Raubkunst-Jäger will Geld: Entdecker von Pissarro-Gemälde klagt auf Honorar

Münchner Merkur, 7 February 2012

To read the original German text, click here.

Below is set out an English translation:

Looted art hunter wants money: Discoverer of Pissarro painting taking legal action to obtain his fee

The odyssey of a painting by Camille Pissarro (1830-1903) stolen by the Nazis came to an end with its auction at Christie’s in New York. The dispute about the discovery of the painting “Le Quais Malaquais et l’Institut” and the fee due has not ended. The lawyer and filmmaker Norbert Kückelmann from Munich has, in continuation of a law suit at the Higher District Court Munich (OLG) against the heir of the earlier owner, Gisela Bermann-Fischer, insisted on the payment of €160,000 in addition to the €40,000 already received.

Efforts by the senate of the OLG to achieve a compromise settlement between the two parties, who had been friends for decades, failed due to the refusal of Kückelmann to accept €60,000.

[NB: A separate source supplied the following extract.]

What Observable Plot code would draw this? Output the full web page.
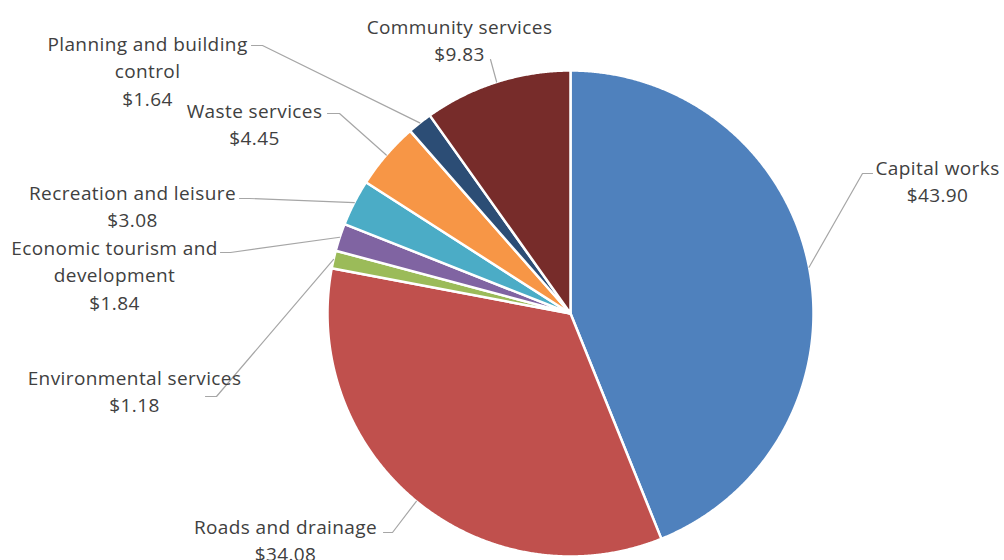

The Pissarro painting belonged to Gottfried Bermann, son in law of the publisher and art collector Samuel Fischer. The Gestapo confiscated it in 1938 in his house in Vienna; Bermann was able to escape. The painting was searched for for decades, before it was found in Switzerland, returned to the heir in 2007 and sold at auction in New York for $1.85m.


Kückelmann had entered into an agreement with Bermann-Fischer in January 2007 that guaranteed him a minimum fee of €200,000.. However, Gunnar Schnable, lawyer of Bermann-Fischer, says he can find no evidence of such a sum being guaranteed. It was believed at the time that the painting had a value of €8m but Schnabel says “ This was a figment of the imagination”. Following the financial crises, the market value was only $1.85million. After paying her co-heirs and her legal costs, his client “went away practically empty handed, that’s the tragedy about the story”.


Kückelmann’s wife, a witness in the case, stated that at least €200,000 were under consideration in the fee agreed at her husband’s law office. But she was not in the room itself but in an adjoining room. “One gets the impression that you are making this up”, admonished the judge. A ruling will be given on 29 February.